UN rep lauds Manchester youth group
MANDEVILLE, MANCHESTER — Douglas Ragan, Unit Leader for Youth and Employment for the United Nations Human Settlements Programme (UN-Habitat), has hailed as “visionary and far-reaching” the work of Manchester-based group Young Women of Purpose/Young Men of Purpose (YWOP/YMOP).
The youth group, which started as the community service project of former Jamaica Cultural Development Commission (JCDC) festival queen for Manchester, Lanisia Rhoden, became the first Jamaican organisation to receive a UN-Habitat Urban Youth Fund Grant in 2012.
The funding enabled 50 young entrepreneurs in the parish to benefit from relevant training and following a competitive business pitch session, fourteen of the participants received a grant of US$500 each to assist in the growth of their start-ups.
Ragan, in an address to members of the group and partners at the Manchester Youth Information Centre at Brooks Park in Mandeville earlier this month, during an official visit to Jamaica, said that the efforts of YWOP/YMOP are commendable.
“One of the projects (that) we have been proud of is this project here. Specifically because of the impact, the professionalism (and) how it is being developed. It is very much focusing on this issue of entrepreneurship, which a lot of UN agencies and every level of government (have) been focusing on,” he said.
The United Nations representative who resides in Nairobi, Kenya, said that the other element of the entrepreneurship project that he found impressive was the social impact because the aim was not to create “jobs for jobs sake” but it is transforming communities.
Ragan said that he believes involving young people in entrepreneurship is a “super-charged” way to make an impact.
He noted that youth work and social entrepreneurship was a challenging path because it is ongoing.
“It’s a really tough road. It’s not 20 hours a week, it’s not 30 hours a week, not 40, 60, it’s your life…,” he said.
Shamoy Hajare, project manager of the UN-Habitat funded entrepreneurship project carried out by YWOP/YMOP said that being the first organisation in Jamaica to receive the fund has “opened the doors” for others to believe that they too can go that route.
She said one of the ways in which the success of the project has been measured is by the employment that the start-ups have been able to create.
Some of the participants, Hajare said, have already taken that path of being employers.

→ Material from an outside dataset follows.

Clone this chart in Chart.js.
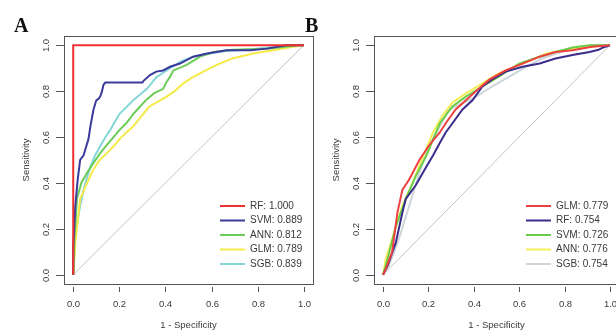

A leap for one of the 14 grantees, Javin Williams, is the chance to pitch his business idea at the United Nations headquarters in New York in July.
The Northern Caribbean University student started his herbal cosmetic company, Herboo Enterprise, making an organic two-in-one conditioner and shampoo from his home in Cedar Grove, Manchester, and has been gradually making strides.
He will be making the presentation at the Nexus Global Youth Summit, which is an opportunity to interact and network with global leaders including social entrepreneurs.
Williams qualified for the international opportunity through a successful pitch this month during the three-day Nexus Caribbean Youth Summit in Montego Bay; made possible by partners including the Sandals Foundation.